English courts will not consider training or regulation of foreign lawyers when assessing privilege

England and Wales

The Commercial Court has held that communications between a Russian business and its in-house legal department were privileged even though they would not have been entitled to the equivalent protection before the Russian courts.

Background

English law treats privilege as a question for the law of the forum. Therefore, although the communications in this case took place between a Russian client and Russian in-house lawyers, the claim to privilege had to be determined under English law.

Under English law, legal advice privilege applies to communications between a client and a lawyer if the dominant purpose of those communications was the giving or receiving of legal advice. Case law has consistently held that a “lawyer” for this purpose can be a foreign lawyer. However, prior to this case, the English courts had not considered whether it matters if the foreign jurisdiction recognises different types of lawyer, some of whom are entitled to the local equivalent of privilege while others are not.

In PJSC Tatneft v Bogolyubov and others [2020] EWHC 2437 (Comm), one of the defendants applied for specific disclosure of communications between the claimant and its Russian legal department. In the Russian courts, these communications would not have been protected because, like all in-house lawyers in Russia, the members of the legal department were not independent advocates regulated by the Russian Bar. In excluding in-house lawyers from the scope of protection, Russian court practice is similar to that of the Court of Justice of the European Union (see in particular Akzo Nobel Chemicals Ltd and Akcros Chemicals Ltd v Commission (Case C-550/07 P) [2010]) and many other civil law jurisdictions. The defendant argued that for this reason, the communications also should not be protected by legal advice privilege in the English proceedings.

The issues

The Commercial Court was required to decide whether or not it matters, for the purpose of legal advice privilege:

  1. what form of legal qualification the foreign lawyer holds (e.g. advocate or other legal status); or
  2. which bar association or other body, if any, regulates the foreign lawyer, given that in Russia (and many other jurisdictions) the equivalent of privilege is closely linked to the ethical obligations imposed on the legal profession.

The decision

Moulder J held that, in the interests of certainty and convenience, English courts should not enquire as to the qualifications or regulatory arrangements of a particular category of foreign lawyers or of an individual within that category. It followed from this principle that the English courts should not treat a foreign in-house lawyer differently from a foreign lawyer in private practice.

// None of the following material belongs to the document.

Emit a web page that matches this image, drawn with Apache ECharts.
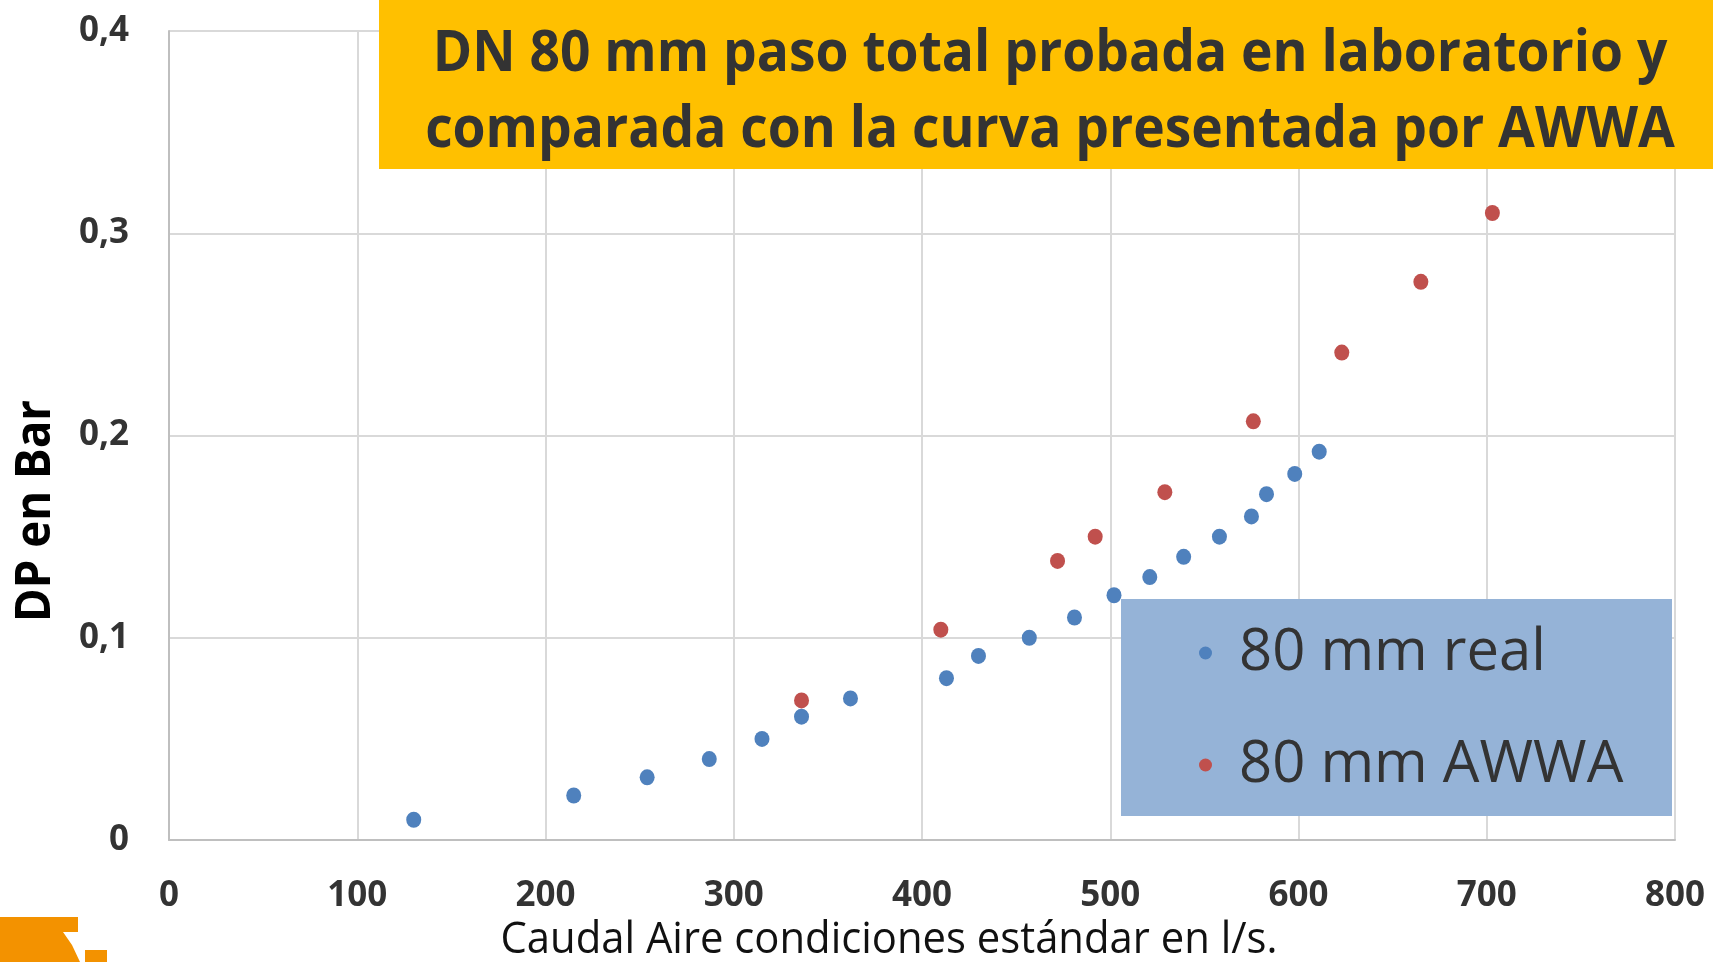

The key, according to the judge, was whether or not a lawyer-client relationship existed and whether or not the communications were a function of that relationship. The first element was met in the present case. An argument that the communications were commercial in nature and therefore not a function of the lawyer-client relationship was ruled inadmissible because it had not been raised until relatively late in the proceedings.

In reaching this conclusion, the court noted that cases on privileged communications involving English lawyers were of limited assistance because the case law treated foreign lawyers as a separate category. Thus, for instance, a decision on the effects of an English lawyer being struck off the register of solicitors did not shed any light on the approach the court should take to the status of foreign lawyers.

Conclusion

Multinational companies will welcome this confirmation that the English court will not concern itself with the details of their in-house lawyers’ regulatory arrangements and qualifications when deciding on questions of legal advice privilege.

Parties wishing to challenge a claim to privilege involving an in-house legal department are likely to meet with more success by focusing on whether the communications are truly legal rather than commercial in nature, especially as the courts in other recent cases have shown themselves willing to take a strict view on this question.